Anyway, speaking of locks, lately I've been "testing" a lock from Knog:

By "testing" I of course mean I've been putting it around my bicycle and seeing if it's still there when I return. Thus far, it has been:

I wouldn't ordinarily be commuting on a bike like this, but that happened to be the bike closest to hand at the moment. It also used to be my Ironic Orange Julius commuting bike, but then I "promoted" it to my ironic singlespeed cyclocross racing bike when the Scattante came around:

I have configured this bike in a number of ways and I think I may have finally settled on the optimum setup, though I now regret having gotten rid of the chainguard and may fit one for even less "street cred." Incidentally, those packages are indeed as precarious as they look, but I was caught without my "smugness flotilla" and had to make do with what fasteners were available:

It's the unexpected loads that are always the messiest.

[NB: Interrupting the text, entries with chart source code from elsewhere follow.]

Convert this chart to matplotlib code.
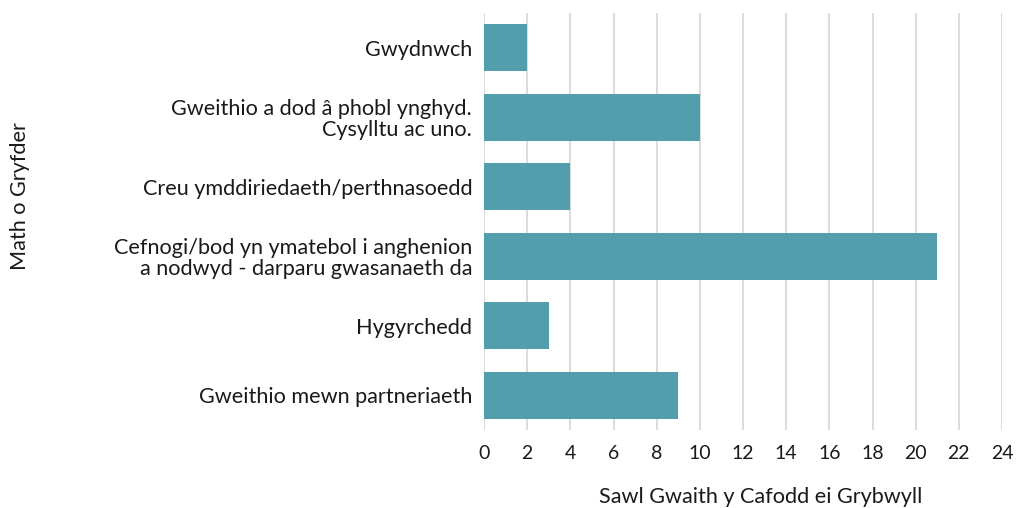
import matplotlib.pyplot as plt

categories = [
    "Gwydnwch",
    "Gweithio a dod â phobl ynghyd.\nCysylltu ac uno.",
    "Creu ymddiriedaeth/perthnasoedd",
    "Cefnogi/bod yn ymatebol i anghenion\na nodwyd - darparu gwasanaeth da",
    "Hygyrchedd",
    "Gweithio mewn partneriaeth",
]
counts = [2, 10, 4, 21, 3, 9]
x_ticks = list(range(0, 25, 2))

plt.rcParams['font.family'] = ['Lato', 'DejaVu Sans']

fig = plt.figure(figsize=(10.18, 5.08), dpi=100)
ax = fig.add_axes([484 / 1018, 1 - 430 / 508, (1002 - 484) / 1018, (430 - 13) / 508])

y = list(range(len(categories)))
ax.barh(y, counts, height=0.68, color="#539ead", zorder=3)
ax.set_ylim(len(categories) - 0.5, -0.5)
ax.set_xlim(0, 24)
ax.set_xticks(x_ticks)
ax.set_yticks(y)
ax.set_yticklabels(categories, fontsize=15.6, color="#1a1a1a", ha="right",
                   multialignment="right", linespacing=1.05)
ax.tick_params(axis="x", labelsize=14, labelcolor="#1a1a1a", length=0, pad=11)
ax.tick_params(axis="y", length=0, pad=8.5)
ax.grid(axis="x", color="#dcdcdc", linewidth=1.5, zorder=0)
for s in ax.spines.values():
    s.set_visible(False)

ax.set_xlabel("Sawl Gwaith y Cafodd ei Grybwyll", fontsize=15.6, color="#1a1a1a")
ax.xaxis.set_label_coords((761 - 484) / (1002 - 484), -0.137)
ax.xaxis.label.set_va("top")
fig.text(20 / 1018, 1 - 196 / 508, "Math o Gryfder", rotation=90, fontsize=15.6,
         color="#1a1a1a", ha="center", va="center")

fig.savefig("out.png", dpi=100)
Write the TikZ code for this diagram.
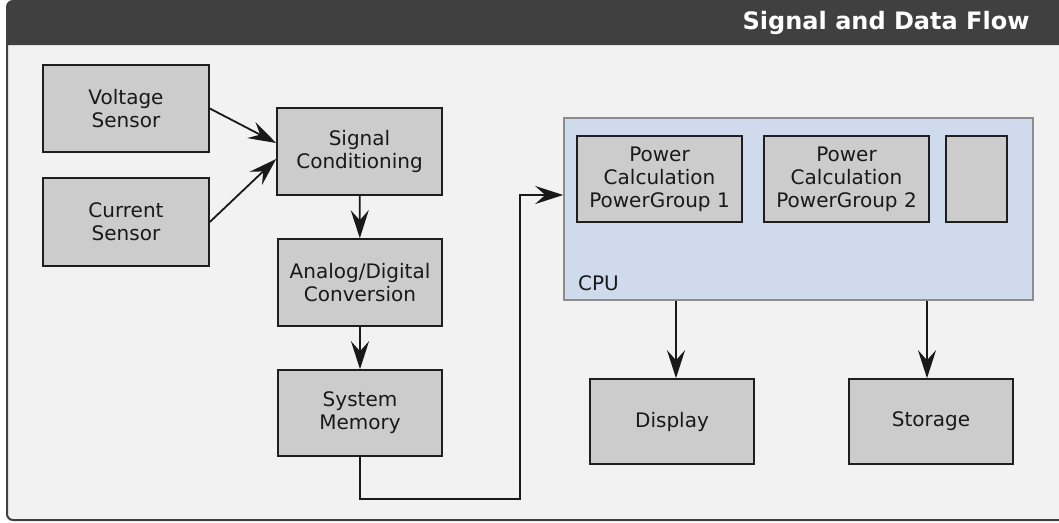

Another thing that's messy is the streets of New York, especially when it comes to cars parking in bike lanes. Even though the city is growing preternaturally quiet as the holidays approach, there are just as many cars blocking the bike lanes as usual. In fact, the relative quiet only serves to emphasize the problem:

I go through phases when it comes to bike lane squatters. For months I'll be outraged, and then I'll suddenly decide to approach the whole thing with zenlike calm and smile at them as I ride around them, and then I'll find it really annoying again. Lately, I've been in an annoyed phase once again:

What's most annoying about it is that there's really very little you can do, since double-parking is a deeply-ingrained way of life here that predates most of the bike lanes. However, I think I've finally come up with a solution, and that's harnessing the awesome power of Homeland Security:



You may decry the fact that we're now supposed to be a nation of suspicious tattletales, but why not use it to our advantage? I mean, how do I know the Escalade in my path isn't full of nerve gas or deadly explosives? Who's to say that minivan isn't part of an insidious plot of some kind? Really, sitting around idling in a bike lane is pretty suspicious when you think about it, so maybe if we all "say something" then the government can start clearing them in the interest of national security. Then again, it's probably a bad idea, since instead of removing the cars they'll just remove all the bike lanes, like when CBS News said that terrorist cyclists might try to use the bike lane to blow up the Israeli Consulate.

Of course, if it's not cars in the bike lane it's pedestrians, and this very morning a man stepped in front of me into the bike lane while jockeying his cellphone. I saw him in plenty of time and gave him a wide berth, yet as I passed he exclaimed, "Hey, you almost clipped me!" Perhaps he'll pen an angry comment on an article about bike lanes, even though I had his safety in mind while he was preoccupied, and even though I was going very slowly--though not as slowly as this guy:

Must be one of those folding bike trials riders.